What is asked:
In the copy, include every entry exactly but none of the images.

Source records:

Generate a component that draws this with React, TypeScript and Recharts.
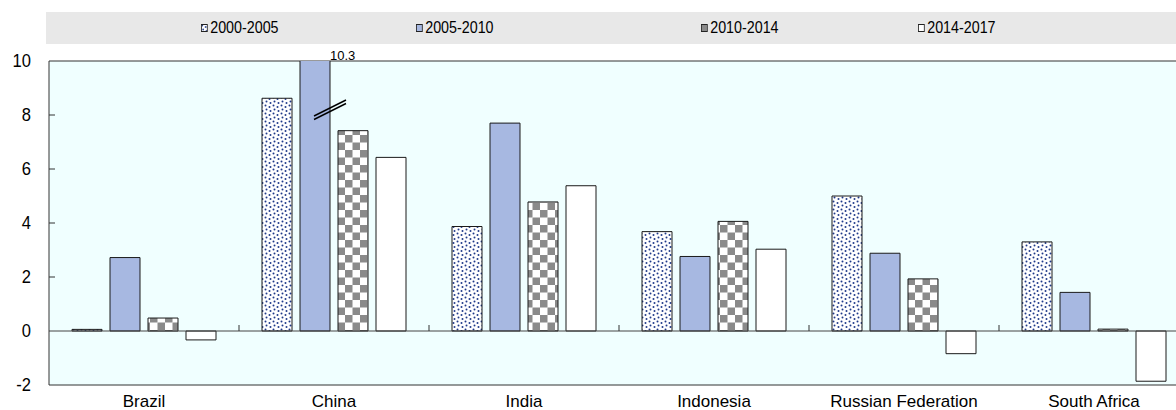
import React from 'react';
import { BarChart, Bar, XAxis, YAxis, CartesianGrid, ReferenceLine, LabelList } from 'recharts';

// growth by period, %
const countries = ['Brazil', 'China', 'India', 'Indonesia', 'Russian Federation', 'South Africa'];
const p2000_2005 = [0.06, 8.62, 3.87, 3.68, 5.0, 3.3];
const p2005_2010 = [2.72, 10.3, 7.7, 2.76, 2.88, 1.43];
const p2010_2014 = [0.48, 7.42, 4.78, 4.06, 1.93, 0.07];
const p2014_2017 = [-0.33, 6.43, 5.38, 3.03, -0.84, -1.86];
const yTicks = [-2, 0, 2, 4, 6, 8, 10];
const Y_MIN = -2;
const Y_MAX = 10;

const series = [
  { key: 'a', name: '2000-2005', values: p2000_2005, fill: 'url(#dots)' },
  { key: 'b', name: '2005-2010', values: p2005_2010, fill: '#a7b8e1' },
  { key: 'c', name: '2010-2014', values: p2010_2014, fill: 'url(#checks)' },
  { key: 'd', name: '2014-2017', values: p2014_2017, fill: '#ffffff' },
];

const data = countries.map((name, i) => {
  const row: any = { name };
  series.forEach(s => { row[s.key] = s.values[i]; });
  return row;
});

const FONT = "'Liberation Sans', Arial, sans-serif";
const W = 1200;
const H = 410;
const PLOT_TOP = 61;
const PLOT_LEFT = 49;
const PLOT_H = 324;
const ZERO_Y = PLOT_TOP + (Y_MAX / (Y_MAX - Y_MIN)) * PLOT_H;
const HALF_BAND = (W - 11 - PLOT_LEFT) / countries.length / 2;
const legendLeft = [201, 416, 701, 918];

const YTick = (props: any) => {
  const { y, payload } = props;
  return (
    <g>
      <text x={31} y={y} dy={6} textAnchor="end" fontFamily={FONT} fontSize={18} fill="#000" transform={`translate(31 0) scale(0.92 1) translate(-31 0)`}>{payload.value}</text>
      {payload.value !== Y_MIN && payload.value !== Y_MAX && payload.value !== 0 && (
        <line x1={PLOT_LEFT} x2={PLOT_LEFT + 6} y1={y} y2={y} stroke="#333" />
      )}
    </g>
  );
};

const XTick = (props: any) => {
  const { x, payload } = props;
  return (
    <g>
      <text x={x} y={407} textAnchor="middle" fontFamily={FONT} fontSize={17} fill="#000">{payload.value}</text>
      <line x1={x + HALF_BAND} x2={x + HALF_BAND} y1={ZERO_Y - 6} y2={ZERO_Y} stroke="#333" />
    </g>
  );
};

const BreakLabel = (props: any) => {
  const vb = props.viewBox ?? props;
  const { x, width } = vb;
  const value = props.value;
  if (value == null || value <= Y_MAX) return null;
  return (
    <g>
      <line x1={x + 14} y1={PLOT_TOP + 58.5} x2={x + 46} y2={PLOT_TOP + 42.5} stroke="#000" strokeWidth={1.4} />
      <line x1={x + 14} y1={PLOT_TOP + 55} x2={x + 46} y2={PLOT_TOP + 39} stroke="#000" strokeWidth={1.4} />
      <text x={x + width} y={PLOT_TOP - 1} fontFamily={FONT} fontSize={13} fill="#000">{value.toFixed(1)}</text>
    </g>
  );
};

const Swatch = ({ fill }: { fill: string }) => (
  <svg width={9} height={9} style={{ display: 'block' }}>
    <rect x={0.5} y={0.5} width={7} height={7} fill={fill} stroke="#222" />
  </svg>
);

export default function App() {
  return (
    <div style={{ position: 'absolute', left: 0, top: 0, width: 1176, height: H, overflow: 'hidden', background: '#fff' }}>
      <svg width={0} height={0} style={{ position: 'absolute' }}>
        <defs>
          <pattern id="dots" width={8} height={8} patternUnits="userSpaceOnUse">
            <rect width={8} height={8} fill="#fff" />
            <circle cx={1.5} cy={1.5} r={1} fill="#1f3a8a" />
            <circle cx={5.5} cy={3} r={1} fill="#1f3a8a" />
            <circle cx={2.5} cy={5.5} r={1} fill="#1f3a8a" />
            <circle cx={6.5} cy={7} r={1} fill="#1f3a8a" />
          </pattern>
          <pattern id="checks" width={15} height={15} patternUnits="userSpaceOnUse">
            <rect width={15} height={15} fill="#fff" />
            <rect width={7.5} height={7.5} fill="#8a8a8a" />
            <rect x={7.5} y={7.5} width={7.5} height={7.5} fill="#8a8a8a" />
          </pattern>
        </defs>
      </svg>
      <div style={{ position: 'absolute', left: 46, top: 12, width: 1176 - 46, height: 32, background: '#e8e8e8' }} />
      {series.map((s, i) => (
        <div key={s.key} style={{ position: 'absolute', left: legendLeft[i], top: 12, height: 32, display: 'flex', alignItems: 'center', fontFamily: FONT, fontSize: 17, color: '#000', transform: 'scaleX(0.84)', transformOrigin: 'left center' }}>
          <Swatch fill={s.fill} />
          <span style={{ marginLeft: 2 }}>{s.name}</span>
        </div>
      ))}
      <div style={{ position: 'absolute', left: 0, top: 0 }}>
        <BarChart width={W} height={H} data={data} margin={{ top: PLOT_TOP, right: 11, left: 0, bottom: 0 }} barCategoryGap={23} barGap={8}>
          <CartesianGrid vertical={false} fill="#f0ffff" stroke="#333" horizontalCoordinatesGenerator={({ offset }: any) => [offset.top]} />
          <XAxis dataKey="name" height={25} axisLine={{ stroke: '#333' }} tickLine={false} tick={<XTick />} interval={0} />
          <YAxis width={49} domain={[Y_MIN, Y_MAX]} ticks={yTicks} allowDataOverflow axisLine={{ stroke: '#333' }} tickLine={false} tick={<YTick />} />
          <ReferenceLine y={0} stroke="#444" />
          {series.map(s => (
            <Bar key={s.key} dataKey={s.key} name={s.name} fill={s.fill} stroke="#1a1a1a" strokeWidth={1} isAnimationActive={false}>
              {s.key === 'b' && <LabelList dataKey={s.key} content={<BreakLabel />} />}
            </Bar>
          ))}
        </BarChart>
      </div>
    </div>
  );
}
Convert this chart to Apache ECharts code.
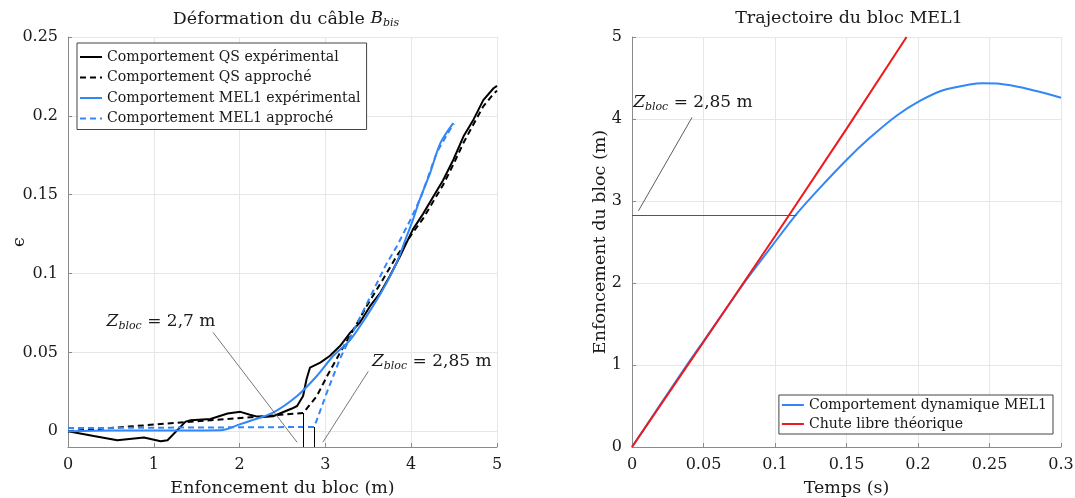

Right answer:
Generate a component that draws this with React, TypeScript and Recharts.
import React from 'react';
import { BarChart, Bar, XAxis, YAxis, CartesianGrid, ReferenceLine, LabelList } from 'recharts';

// growth by period, %
const countries = ['Brazil', 'China', 'India', 'Indonesia', 'Russian Federation', 'South Africa'];
const p2000_2005 = [0.06, 8.62, 3.87, 3.68, 5.0, 3.3];
const p2005_2010 = [2.72, 10.3, 7.7, 2.76, 2.88, 1.43];
const p2010_2014 = [0.48, 7.42, 4.78, 4.06, 1.93, 0.07];
const p2014_2017 = [-0.33, 6.43, 5.38, 3.03, -0.84, -1.86];
const yTicks = [-2, 0, 2, 4, 6, 8, 10];
const Y_MIN = -2;
const Y_MAX = 10;

const series = [
  { key: 'a', name: '2000-2005', values: p2000_2005, fill: 'url(#dots)' },
  { key: 'b', name: '2005-2010', values: p2005_2010, fill: '#a7b8e1' },
  { key: 'c', name: '2010-2014', values: p2010_2014, fill: 'url(#checks)' },
  { key: 'd', name: '2014-2017', values: p2014_2017, fill: '#ffffff' },
];

const data = countries.map((name, i) => {
  const row: any = { name };
  series.forEach(s => { row[s.key] = s.values[i]; });
  return row;
});

const FONT = "'Liberation Sans', Arial, sans-serif";
const W = 1200;
const H = 410;
const PLOT_TOP = 61;
const PLOT_LEFT = 49;
const PLOT_H = 324;
const ZERO_Y = PLOT_TOP + (Y_MAX / (Y_MAX - Y_MIN)) * PLOT_H;
const HALF_BAND = (W - 11 - PLOT_LEFT) / countries.length / 2;
const legendLeft = [201, 416, 701, 918];

const YTick = (props: any) => {
  const { y, payload } = props;
  return (
    <g>
      <text x={31} y={y} dy={6} textAnchor="end" fontFamily={FONT} fontSize={18} fill="#000" transform={`translate(31 0) scale(0.92 1) translate(-31 0)`}>{payload.value}</text>
      {payload.value !== Y_MIN && payload.value !== Y_MAX && payload.value !== 0 && (
        <line x1={PLOT_LEFT} x2={PLOT_LEFT + 6} y1={y} y2={y} stroke="#333" />
      )}
    </g>
  );
};

const XTick = (props: any) => {
  const { x, payload } = props;
  return (
    <g>
      <text x={x} y={407} textAnchor="middle" fontFamily={FONT} fontSize={17} fill="#000">{payload.value}</text>
      <line x1={x + HALF_BAND} x2={x + HALF_BAND} y1={ZERO_Y - 6} y2={ZERO_Y} stroke="#333" />
    </g>
  );
};

const BreakLabel = (props: any) => {
  const vb = props.viewBox ?? props;
  const { x, width } = vb;
  const value = props.value;
  if (value == null || value <= Y_MAX) return null;
  return (
    <g>
      <line x1={x + 14} y1={PLOT_TOP + 58.5} x2={x + 46} y2={PLOT_TOP + 42.5} stroke="#000" strokeWidth={1.4} />
      <line x1={x + 14} y1={PLOT_TOP + 55} x2={x + 46} y2={PLOT_TOP + 39} stroke="#000" strokeWidth={1.4} />
      <text x={x + width} y={PLOT_TOP - 1} fontFamily={FONT} fontSize={13} fill="#000">{value.toFixed(1)}</text>
    </g>
  );
};

const Swatch = ({ fill }: { fill: string }) => (
  <svg width={9} height={9} style={{ display: 'block' }}>
    <rect x={0.5} y={0.5} width={7} height={7} fill={fill} stroke="#222" />
  </svg>
);

export default function App() {
  return (
    <div style={{ position: 'absolute', left: 0, top: 0, width: 1176, height: H, overflow: 'hidden', background: '#fff' }}>
      <svg width={0} height={0} style={{ position: 'absolute' }}>
        <defs>
          <pattern id="dots" width={8} height={8} patternUnits="userSpaceOnUse">
            <rect width={8} height={8} fill="#fff" />
            <circle cx={1.5} cy={1.5} r={1} fill="#1f3a8a" />
            <circle cx={5.5} cy={3} r={1} fill="#1f3a8a" />
            <circle cx={2.5} cy={5.5} r={1} fill="#1f3a8a" />
            <circle cx={6.5} cy={7} r={1} fill="#1f3a8a" />
          </pattern>
          <pattern id="checks" width={15} height={15} patternUnits="userSpaceOnUse">
            <rect width={15} height={15} fill="#fff" />
            <rect width={7.5} height={7.5} fill="#8a8a8a" />
            <rect x={7.5} y={7.5} width={7.5} height={7.5} fill="#8a8a8a" />
          </pattern>
        </defs>
      </svg>
      <div style={{ position: 'absolute', left: 46, top: 12, width: 1176 - 46, height: 32, background: '#e8e8e8' }} />
      {series.map((s, i) => (
        <div key={s.key} style={{ position: 'absolute', left: legendLeft[i], top: 12, height: 32, display: 'flex', alignItems: 'center', fontFamily: FONT, fontSize: 17, color: '#000', transform: 'scaleX(0.84)', transformOrigin: 'left center' }}>
          <Swatch fill={s.fill} />
          <span style={{ marginLeft: 2 }}>{s.name}</span>
        </div>
      ))}
      <div style={{ position: 'absolute', left: 0, top: 0 }}>
        <BarChart width={W} height={H} data={data} margin={{ top: PLOT_TOP, right: 11, left: 0, bottom: 0 }} barCategoryGap={23} barGap={8}>
          <CartesianGrid vertical={false} fill="#f0ffff" stroke="#333" horizontalCoordinatesGenerator={({ offset }: any) => [offset.top]} />
          <XAxis dataKey="name" height={25} axisLine={{ stroke: '#333' }} tickLine={false} tick={<XTick />} interval={0} />
          <YAxis width={49} domain={[Y_MIN, Y_MAX]} ticks={yTicks} allowDataOverflow axisLine={{ stroke: '#333' }} tickLine={false} tick={<YTick />} />
          <ReferenceLine y={0} stroke="#444" />
          {series.map(s => (
            <Bar key={s.key} dataKey={s.key} name={s.name} fill={s.fill} stroke="#1a1a1a" strokeWidth={1} isAnimationActive={false}>
              {s.key === 'b' && <LabelList dataKey={s.key} content={<BreakLabel />} />}
            </Bar>
          ))}
        </BarChart>
      </div>
    </div>
  );
}
Convert this chart to Apache ECharts code.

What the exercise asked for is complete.